In either case a null pointer should be treated no differently from any other
address with a count of 0. This API also allows converting to and from a pair
of `(UnsafePointer?, Int)` without losing information and without needing to
explicitly handle the nil case.

> Here is some data on standard library uses of UnsafeBuffer:
>
> - Used as Collection: 4 (mostly String operations)
> - Passed to C-style APIs (pointer and length): 1
> - Explicitly extracting the base address: 3 (all related to C strings)
>
> A "use" here is roughly "mentioned at least once in a function body".


## Impact on existing code

Any code that uses a pointer type (including Selector or NSZone) may be
affected by this change. For the most part our existing logic to handle last
year's nullability audit should cover this, but the implementer should test
migration of several projects to see what issues might arise.

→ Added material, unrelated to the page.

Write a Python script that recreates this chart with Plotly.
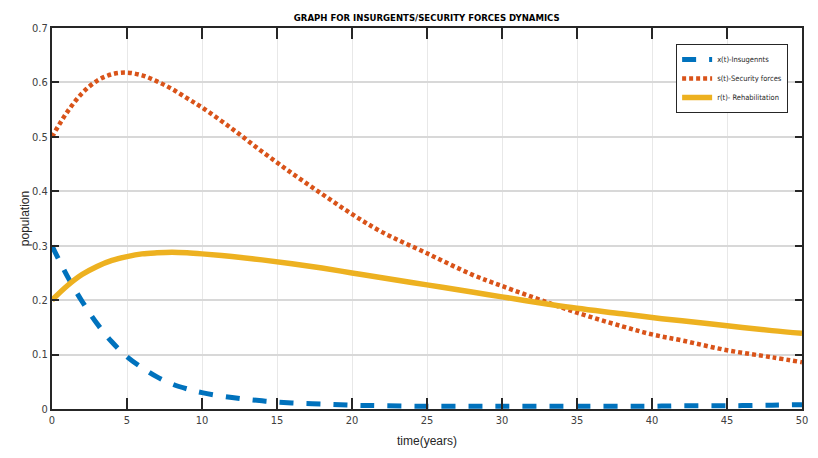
import plotly.graph_objects as go

t_vals = [0, 1, 2, 3, 4, 5, 6, 7, 8, 9, 10, 12, 14, 16, 18, 20, 22, 25, 28, 30, 33, 35, 38, 40, 42, 45, 48, 50]
x_insurgents = [0.300, 0.245, 0.198, 0.157, 0.123, 0.096, 0.076, 0.059, 0.046, 0.037, 0.030, 0.021, 0.015, 0.011,
                0.009, 0.007, 0.006, 0.005, 0.005, 0.005, 0.005, 0.005, 0.005, 0.005, 0.006, 0.006, 0.007, 0.008]
s_security = [0.500, 0.545, 0.580, 0.603, 0.615, 0.618, 0.613, 0.602, 0.588, 0.571, 0.554, 0.515, 0.473, 0.433,
              0.395, 0.358, 0.325, 0.286, 0.247, 0.226, 0.196, 0.177, 0.152, 0.137, 0.126, 0.108, 0.095, 0.086]
r_rehab = [0.200, 0.226, 0.247, 0.262, 0.273, 0.280, 0.285, 0.287, 0.288, 0.287, 0.285, 0.280, 0.274, 0.267,
           0.259, 0.250, 0.241, 0.228, 0.215, 0.206, 0.193, 0.185, 0.175, 0.168, 0.162, 0.153, 0.144, 0.139]

names = ["x(t)-Insugennts", "s(t)-Security forces", "r(t)- Rehabilitation"]
x_ticks = [0, 5, 10, 15, 20, 25, 30, 35, 40, 45, 50]
y_ticks = [0, 0.1, 0.2, 0.3, 0.4, 0.5, 0.6, 0.7]
y_tick_text = ["0", "0.1", "0.2", "0.3", "0.4", "0.5", "0.6", "0.7"]

narrow = "DejaVu Sans Condensed, Liberation Sans Narrow, Liberation Sans, sans-serif"
regular = "Liberation Sans, Arial, sans-serif"

fig = go.Figure()
fig.add_trace(go.Scatter(x=t_vals, y=x_insurgents, mode="lines", name=names[0], line_shape="spline",
                         line=dict(color="#0072BD", width=5, dash="14px,13px")))
fig.add_trace(go.Scatter(x=t_vals, y=s_security, mode="lines", name=names[1], line_shape="spline",
                         line=dict(color="#D95319", width=4.5, dash="4px,3px")))
fig.add_trace(go.Scatter(x=t_vals, y=r_rehab, mode="lines", name=names[2], line_shape="spline",
                         line=dict(color="#EDB120", width=5.5)))

fig.update_layout(
    width=810, height=450,
    margin=dict(l=44, r=16, t=20, b=49),
    paper_bgcolor="white", plot_bgcolor="white",
    title=dict(text="<b>GRAPH FOR INSURGENTS/SECURITY FORCES DYNAMICS</b>", x=0.517, xanchor="center",
               y=0.9795, yanchor="middle", font=dict(family=narrow, size=9.5, color="#000000")),
    legend=dict(x=0.9815, y=0.958, xanchor="right", yanchor="top", bgcolor="white",
                bordercolor="#262626", borderwidth=1, font=dict(family=narrow, size=7.5, color="#262626"),
                tracegroupgap=0, itemwidth=30),
    showlegend=True,
)
fig.update_xaxes(range=[0, 50], tickvals=x_ticks, showgrid=True, gridcolor="#e8e8e8", gridwidth=1,
                 showline=True, linecolor="#262626", linewidth=2, mirror="ticks", ticks="inside", ticklen=11,
                 tickwidth=1.5, tickcolor="#262626", zeroline=False, automargin=False,
                 tickfont=dict(family=narrow, size=11, color="#404040"),
                 title=dict(text="time(years)", font=dict(family=regular, size=12, color="#262626"), standoff=10))
fig.update_yaxes(range=[0, 0.7], tickvals=y_ticks, ticktext=y_tick_text, showgrid=True, gridcolor="#d8d8d8",
                 gridwidth=1.5, showline=True, linecolor="#262626", linewidth=2, mirror="ticks", ticks="inside",
                 ticklen=7, tickwidth=2, tickcolor="#262626", zeroline=False, automargin=False,
                 tickfont=dict(family=narrow, size=11, color="#404040"),
                 title=dict(text="population", font=dict(family=regular, size=12, color="#262626"), standoff=0))

fig.write_html("out.html")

> Anecdotally, in migrating the standard library to use this new logic I've been
> quite happy with nullability being made explicit. There are many places where
> a pointer really *can't* be nil.


## Alternatives considered

The primary alternative here would be to leave everything as it is today, with
`UnsafePointer` and friends including the null pointer as one of their normal
values. This has obviously worked just fine for nearly two years of Swift, but
it is leaving information on the table that can help avoid bugs, and is strange
in a language that makes fluent use of Optional. As a fairly major
source-breaking change, it is also something that we probably should do sooner
rather than later in the language's evolution.

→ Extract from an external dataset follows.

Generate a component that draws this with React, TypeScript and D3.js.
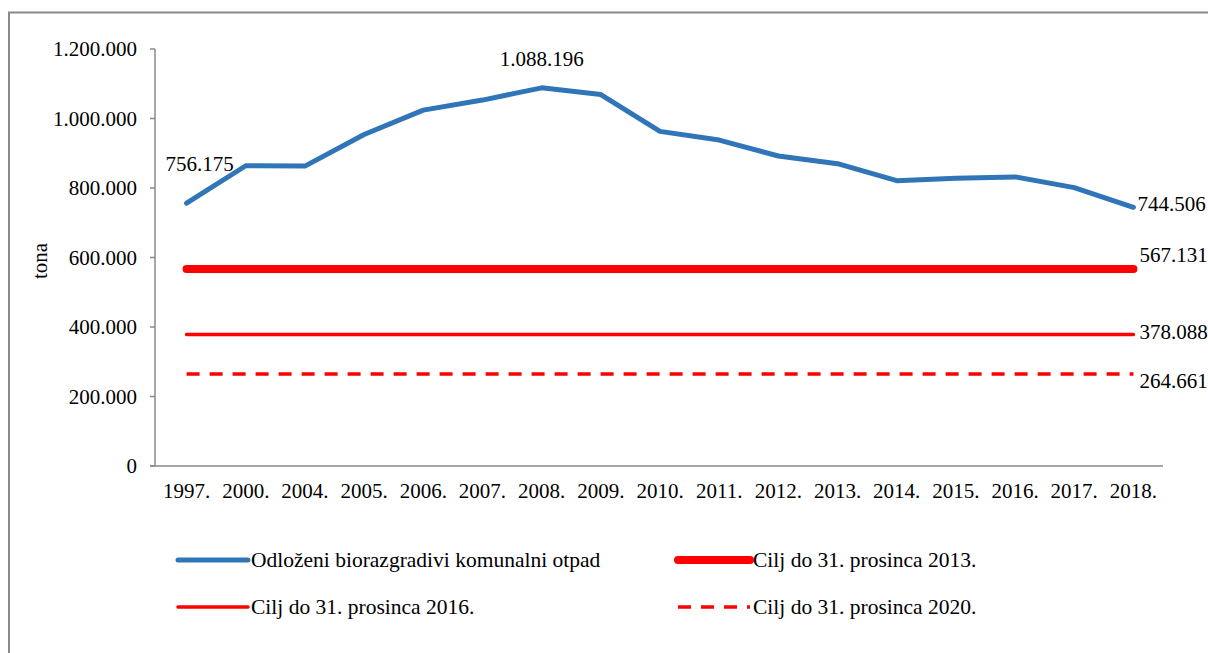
import * as d3 from 'd3'

// x categories (years) as printed on the axis
const years = ['1997.', '2000.', '2004.', '2005.', '2006.', '2007.', '2008.', '2009.', '2010.',
  '2011.', '2012.', '2013.', '2014.', '2015.', '2016.', '2017.', '2018.']

// Odloženi biorazgradivi komunalni otpad (tona)
const waste = [756175, 864000, 863000, 954000, 1024000, 1053000, 1088196, 1069000, 963000,
  938000, 892000, 870000, 821000, 828000, 832000, 801000, 744506]

// targets
const targetNames = ['Cilj do 31. prosinca 2013.', 'Cilj do 31. prosinca 2016.', 'Cilj do 31. prosinca 2020.']
const targetValues = [567131, 378088, 264661]

const yTicks = [0, 200000, 400000, 600000, 800000, 1000000, 1200000]

const W = 1208
const H = 653
const FONT = "'Liberation Serif', 'Times New Roman', Times, serif"
const BLUE = '#2f75b8'
const RED = '#ff0000'
const AXIS = '#8a8a8a'

const loc = d3.formatLocale({ decimal: ',', thousands: '.', grouping: [3], currency: ['', ''] })
const fmt = loc.format(',')

export default function App() {
  const x = d3.scalePoint<string>().domain(years).range([157, 1163]).padding(0.5)
  const y = d3.scaleLinear().domain([0, 1200000]).range([466, 49])

  const line = d3.line<number>()
    .x((_, i) => x(years[i]) as number)
    .y(d => y(d))
    .curve(d3.curveLinear)

  const x0 = x(years[0]) as number
  const x1 = x(years[years.length - 1]) as number

  // style of each target line
  const targetStyle = [
    { width: 8, dash: undefined as string | undefined },
    { width: 3.5, dash: undefined as string | undefined },
    { width: 3.5, dash: '13,10' },
  ]
  // vertical offsets of the end labels
  const targetDy = [-7, 4, 14]

  const last = waste.length - 1
  const peak = waste.indexOf(d3.max(waste) as number)

  return (
    <svg width={W} height={H}
      style={{ position: 'absolute', left: 0, top: 0, background: '#fff', fontFamily: FONT, fontSize: '21px' }}
      fill="#000">
      {/* outer frame */}
      <rect x={9} y={12.5} width={W + 20} height={H + 20} fill="none" stroke={AXIS} strokeWidth={2} />

      {/* y axis */}
      <line x1={155} x2={155} y1={y(1200000)} y2={y(0)} stroke={AXIS} strokeWidth={1.5} />
      {yTicks.map(t => (
        <g key={t}>
          <line x1={150} x2={155} y1={y(t)} y2={y(t)} stroke={AXIS} strokeWidth={1.5} />
          <text x={137} y={y(t)} dy="0.35em" textAnchor="end">{fmt(t)}</text>
        </g>
      ))}
      <text transform={`translate(47,${y(590000)}) rotate(-90)`} textAnchor="middle">tona</text>

      {/* x axis */}
      <line x1={150} x2={1163} y1={y(0)} y2={y(0)} stroke={AXIS} strokeWidth={1.5} />
      {years.map(d => (
        <text key={d} x={x(d)} y={498} textAnchor="middle">{d}</text>
      ))}

      {/* target lines */}
      {targetValues.map((v, i) => (
        <line key={v} x1={x0} x2={x1} y1={y(v)} y2={y(v)} stroke={RED}
          strokeWidth={targetStyle[i].width} strokeDasharray={targetStyle[i].dash}
          strokeLinecap={targetStyle[i].dash ? 'butt' : 'round'} />
      ))}
      {targetValues.map((v, i) => (
        <text key={'l' + v} x={x1 + 6} y={y(v) + targetDy[i]}>{fmt(v)}</text>
      ))}

      {/* main series */}
      <path d={line(waste) as string} fill="none" stroke={BLUE} strokeWidth={5}
        strokeLinejoin="round" strokeLinecap="round" />
      <text x={x0 + 13} y={y(waste[0]) - 32} textAnchor="middle">{fmt(waste[0])}</text>
      <text x={x(years[peak]) as number} y={y(waste[peak]) - 22} textAnchor="middle">{fmt(waste[peak])}</text>
      <text x={x1 + 4} y={y(waste[last]) + 4}>{fmt(waste[last])}</text>

      {/* legend */}
      <g fontSize="21.5px">
        <line x1={178} x2={248} y1={560} y2={560} stroke={BLUE} strokeWidth={5} strokeLinecap="round" />
        <text x={251} y={567}>Odloženi biorazgradivi komunalni otpad</text>
        <line x1={678} x2={750} y1={560} y2={560} stroke={RED} strokeWidth={8} strokeLinecap="round" />
        <text x={753} y={567}>{targetNames[0]}</text>
        <line x1={178} x2={248} y1={607} y2={607} stroke={RED} strokeWidth={3.5} strokeLinecap="round" />
        <text x={251} y={614}>{targetNames[1]}</text>
        <line x1={678} x2={750} y1={607} y2={607} stroke={RED} strokeWidth={3.5} strokeDasharray="13,10" />
        <text x={753} y={614}>{targetNames[2]}</text>
      </g>
    </svg>
  )
}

Félix Cloutier also noted that this may prove problematic for porting Swift to
a platform where there are no invalid pointer values (usually an embedded
platform). However, Chris Lattner thinks this potential future issue should not
limit the improvements that can be made to Swift today (especially given the
lack of several other features necessary for low-level system programming, such
as `volatile`), and Doug Gregor pointed out that Clang and LLVM have the
assumption that "0 is an invalid pointer" hardcoded in many places already.
This is not an entirely satisfactory answer, but I agree that we should go
ahead with the language change regardless.


### Alternatives for UnsafeBufferPointer

The chosen API change for UnsafeBufferPointer does impose a cost on clients
that want to access and use the base address themselves: they need to consider
the `nil` case explicitly, where previously they wouldn't have had to. We
considered several alternatives, including:

- Using an arbitrary address with proper alignment whenever we would have used
`nil` as a base address.

- Eliminating `nil` from the `withUnsafeBufferPointer` APIs and then making
the `baseAddress` property non-optional; clients that need to deal with `nil`
could use an Optional UnsafeBufferPointer.

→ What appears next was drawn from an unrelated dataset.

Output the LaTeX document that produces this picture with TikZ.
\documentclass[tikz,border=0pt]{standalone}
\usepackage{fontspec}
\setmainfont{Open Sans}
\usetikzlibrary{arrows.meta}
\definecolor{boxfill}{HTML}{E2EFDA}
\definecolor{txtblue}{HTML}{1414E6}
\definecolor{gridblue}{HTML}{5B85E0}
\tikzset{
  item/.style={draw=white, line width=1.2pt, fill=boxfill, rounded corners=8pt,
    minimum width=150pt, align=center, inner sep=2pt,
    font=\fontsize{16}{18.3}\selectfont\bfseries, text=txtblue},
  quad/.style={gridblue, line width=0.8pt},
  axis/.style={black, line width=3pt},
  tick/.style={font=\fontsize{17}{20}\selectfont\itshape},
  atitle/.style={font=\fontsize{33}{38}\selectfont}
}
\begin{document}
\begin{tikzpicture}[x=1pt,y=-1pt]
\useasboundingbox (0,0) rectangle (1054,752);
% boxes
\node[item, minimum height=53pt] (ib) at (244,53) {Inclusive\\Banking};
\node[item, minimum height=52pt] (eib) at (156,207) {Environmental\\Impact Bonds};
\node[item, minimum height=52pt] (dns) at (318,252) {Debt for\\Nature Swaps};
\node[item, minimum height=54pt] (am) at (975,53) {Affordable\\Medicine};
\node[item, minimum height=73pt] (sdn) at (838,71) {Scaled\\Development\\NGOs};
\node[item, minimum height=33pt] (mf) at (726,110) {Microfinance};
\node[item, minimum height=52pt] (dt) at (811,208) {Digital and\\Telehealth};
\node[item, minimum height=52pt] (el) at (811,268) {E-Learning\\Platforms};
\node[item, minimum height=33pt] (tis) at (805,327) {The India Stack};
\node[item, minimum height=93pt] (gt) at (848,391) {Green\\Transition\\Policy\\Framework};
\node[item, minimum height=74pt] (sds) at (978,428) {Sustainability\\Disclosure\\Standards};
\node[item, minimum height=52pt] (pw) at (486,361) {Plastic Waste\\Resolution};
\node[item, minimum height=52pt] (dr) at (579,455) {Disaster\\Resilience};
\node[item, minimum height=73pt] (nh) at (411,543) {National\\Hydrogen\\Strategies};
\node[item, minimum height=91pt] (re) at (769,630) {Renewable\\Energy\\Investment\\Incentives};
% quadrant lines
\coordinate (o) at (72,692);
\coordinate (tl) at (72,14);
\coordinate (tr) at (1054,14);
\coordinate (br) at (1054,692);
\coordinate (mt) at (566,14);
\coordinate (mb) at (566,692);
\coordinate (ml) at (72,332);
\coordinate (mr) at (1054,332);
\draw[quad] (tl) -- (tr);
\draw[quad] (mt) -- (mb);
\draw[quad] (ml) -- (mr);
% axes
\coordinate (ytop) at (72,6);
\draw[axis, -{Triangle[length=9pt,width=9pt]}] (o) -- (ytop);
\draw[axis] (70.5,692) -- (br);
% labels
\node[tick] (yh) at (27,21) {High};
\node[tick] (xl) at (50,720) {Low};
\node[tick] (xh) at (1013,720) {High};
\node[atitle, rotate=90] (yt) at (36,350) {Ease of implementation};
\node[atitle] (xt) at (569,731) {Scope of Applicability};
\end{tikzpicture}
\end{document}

The ultimate consensus (both on the list and in off-list discussion with the
Swift core team) was that neither of these behave well when using
UnsafeBufferPointer to interoperate with C APIs, even if we could make
`withUnsafeBufferPointer`. We *do* eliminate the possibility of using the type
system to distinguish between "buffers that may have a null base address" and
"buffers known to have a non-null base address", but we're expecting that
distinction to not be a useful one anyway.